Stated problem: Can you print the data exactly and leave out each image?

══════════

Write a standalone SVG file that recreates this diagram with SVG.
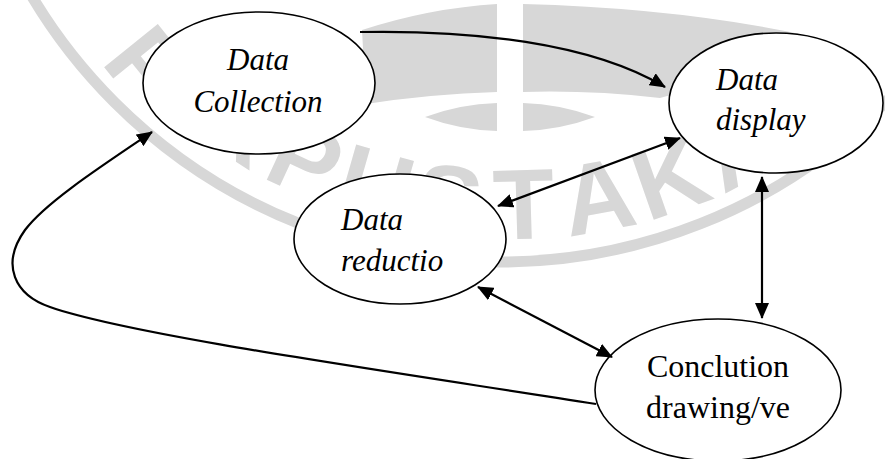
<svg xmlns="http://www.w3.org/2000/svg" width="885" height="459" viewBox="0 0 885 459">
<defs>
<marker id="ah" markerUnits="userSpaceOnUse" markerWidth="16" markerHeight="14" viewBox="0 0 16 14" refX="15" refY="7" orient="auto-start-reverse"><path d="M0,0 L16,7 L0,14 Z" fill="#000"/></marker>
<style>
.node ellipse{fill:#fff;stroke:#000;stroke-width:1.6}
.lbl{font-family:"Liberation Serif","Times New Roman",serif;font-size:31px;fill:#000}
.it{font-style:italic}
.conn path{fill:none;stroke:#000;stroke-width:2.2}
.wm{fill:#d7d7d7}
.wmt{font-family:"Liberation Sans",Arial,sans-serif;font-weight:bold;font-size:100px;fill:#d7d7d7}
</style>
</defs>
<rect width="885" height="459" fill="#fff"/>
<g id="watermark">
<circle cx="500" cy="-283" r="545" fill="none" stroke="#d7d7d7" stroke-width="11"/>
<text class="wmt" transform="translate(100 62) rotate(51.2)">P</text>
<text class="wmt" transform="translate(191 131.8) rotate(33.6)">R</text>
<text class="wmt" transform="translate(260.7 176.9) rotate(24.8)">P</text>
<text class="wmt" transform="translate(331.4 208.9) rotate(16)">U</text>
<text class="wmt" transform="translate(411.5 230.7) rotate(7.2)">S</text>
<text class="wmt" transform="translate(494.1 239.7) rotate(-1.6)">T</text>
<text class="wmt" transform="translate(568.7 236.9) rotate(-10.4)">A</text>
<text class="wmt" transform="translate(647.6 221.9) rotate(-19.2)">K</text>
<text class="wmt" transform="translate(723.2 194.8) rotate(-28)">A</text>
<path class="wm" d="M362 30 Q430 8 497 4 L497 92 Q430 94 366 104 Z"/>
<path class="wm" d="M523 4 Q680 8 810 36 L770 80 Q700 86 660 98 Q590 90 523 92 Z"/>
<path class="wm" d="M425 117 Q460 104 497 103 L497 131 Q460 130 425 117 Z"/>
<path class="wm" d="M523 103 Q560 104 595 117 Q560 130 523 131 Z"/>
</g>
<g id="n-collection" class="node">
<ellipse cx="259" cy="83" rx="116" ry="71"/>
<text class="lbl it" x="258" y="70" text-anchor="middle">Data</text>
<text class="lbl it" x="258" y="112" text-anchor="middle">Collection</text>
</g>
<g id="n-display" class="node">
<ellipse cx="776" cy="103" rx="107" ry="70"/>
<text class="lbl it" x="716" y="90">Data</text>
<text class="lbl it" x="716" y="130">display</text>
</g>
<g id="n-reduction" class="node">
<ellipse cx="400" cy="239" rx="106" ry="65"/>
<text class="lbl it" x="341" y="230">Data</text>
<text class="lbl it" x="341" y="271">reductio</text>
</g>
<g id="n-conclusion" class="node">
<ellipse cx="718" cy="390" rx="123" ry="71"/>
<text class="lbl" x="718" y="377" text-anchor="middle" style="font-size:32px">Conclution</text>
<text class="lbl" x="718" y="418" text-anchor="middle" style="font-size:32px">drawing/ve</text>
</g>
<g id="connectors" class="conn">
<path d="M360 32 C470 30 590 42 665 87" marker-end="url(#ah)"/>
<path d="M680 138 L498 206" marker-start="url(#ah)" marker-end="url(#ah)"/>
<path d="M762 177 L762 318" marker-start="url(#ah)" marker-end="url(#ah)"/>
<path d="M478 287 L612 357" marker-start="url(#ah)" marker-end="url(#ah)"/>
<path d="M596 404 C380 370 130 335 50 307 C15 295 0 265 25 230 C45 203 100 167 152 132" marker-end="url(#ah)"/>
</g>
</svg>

══════════

Output for this task:
Write a standalone SVG file that recreates this diagram with SVG.
<svg xmlns="http://www.w3.org/2000/svg" width="885" height="459" viewBox="0 0 885 459">
<defs>
<marker id="ah" markerUnits="userSpaceOnUse" markerWidth="16" markerHeight="14" viewBox="0 0 16 14" refX="15" refY="7" orient="auto-start-reverse"><path d="M0,0 L16,7 L0,14 Z" fill="#000"/></marker>
<style>
.node ellipse{fill:#fff;stroke:#000;stroke-width:1.6}
.lbl{font-family:"Liberation Serif","Times New Roman",serif;font-size:31px;fill:#000}
.it{font-style:italic}
.conn path{fill:none;stroke:#000;stroke-width:2.2}
.wm{fill:#d7d7d7}
.wmt{font-family:"Liberation Sans",Arial,sans-serif;font-weight:bold;font-size:100px;fill:#d7d7d7}
</style>
</defs>
<rect width="885" height="459" fill="#fff"/>
<g id="watermark">
<circle cx="500" cy="-283" r="545" fill="none" stroke="#d7d7d7" stroke-width="11"/>
<text class="wmt" transform="translate(100 62) rotate(51.2)">P</text>
<text class="wmt" transform="translate(191 131.8) rotate(33.6)">R</text>
<text class="wmt" transform="translate(260.7 176.9) rotate(24.8)">P</text>
<text class="wmt" transform="translate(331.4 208.9) rotate(16)">U</text>
<text class="wmt" transform="translate(411.5 230.7) rotate(7.2)">S</text>
<text class="wmt" transform="translate(494.1 239.7) rotate(-1.6)">T</text>
<text class="wmt" transform="translate(568.7 236.9) rotate(-10.4)">A</text>
<text class="wmt" transform="translate(647.6 221.9) rotate(-19.2)">K</text>
<text class="wmt" transform="translate(723.2 194.8) rotate(-28)">A</text>
<path class="wm" d="M362 30 Q430 8 497 4 L497 92 Q430 94 366 104 Z"/>
<path class="wm" d="M523 4 Q680 8 810 36 L770 80 Q700 86 660 98 Q590 90 523 92 Z"/>
<path class="wm" d="M425 117 Q460 104 497 103 L497 131 Q460 130 425 117 Z"/>
<path class="wm" d="M523 103 Q560 104 595 117 Q560 130 523 131 Z"/>
</g>
<g id="n-collection" class="node">
<ellipse cx="259" cy="83" rx="116" ry="71"/>
<text class="lbl it" x="258" y="70" text-anchor="middle">Data</text>
<text class="lbl it" x="258" y="112" text-anchor="middle">Collection</text>
</g>
<g id="n-display" class="node">
<ellipse cx="776" cy="103" rx="107" ry="70"/>
<text class="lbl it" x="716" y="90">Data</text>
<text class="lbl it" x="716" y="130">display</text>
</g>
<g id="n-reduction" class="node">
<ellipse cx="400" cy="239" rx="106" ry="65"/>
<text class="lbl it" x="341" y="230">Data</text>
<text class="lbl it" x="341" y="271">reductio</text>
</g>
<g id="n-conclusion" class="node">
<ellipse cx="718" cy="390" rx="123" ry="71"/>
<text class="lbl" x="718" y="377" text-anchor="middle" style="font-size:32px">Conclution</text>
<text class="lbl" x="718" y="418" text-anchor="middle" style="font-size:32px">drawing/ve</text>
</g>
<g id="connectors" class="conn">
<path d="M360 32 C470 30 590 42 665 87" marker-end="url(#ah)"/>
<path d="M680 138 L498 206" marker-start="url(#ah)" marker-end="url(#ah)"/>
<path d="M762 177 L762 318" marker-start="url(#ah)" marker-end="url(#ah)"/>
<path d="M478 287 L612 357" marker-start="url(#ah)" marker-end="url(#ah)"/>
<path d="M596 404 C380 370 130 335 50 307 C15 295 0 265 25 230 C45 203 100 167 152 132" marker-end="url(#ah)"/>
</g>
</svg>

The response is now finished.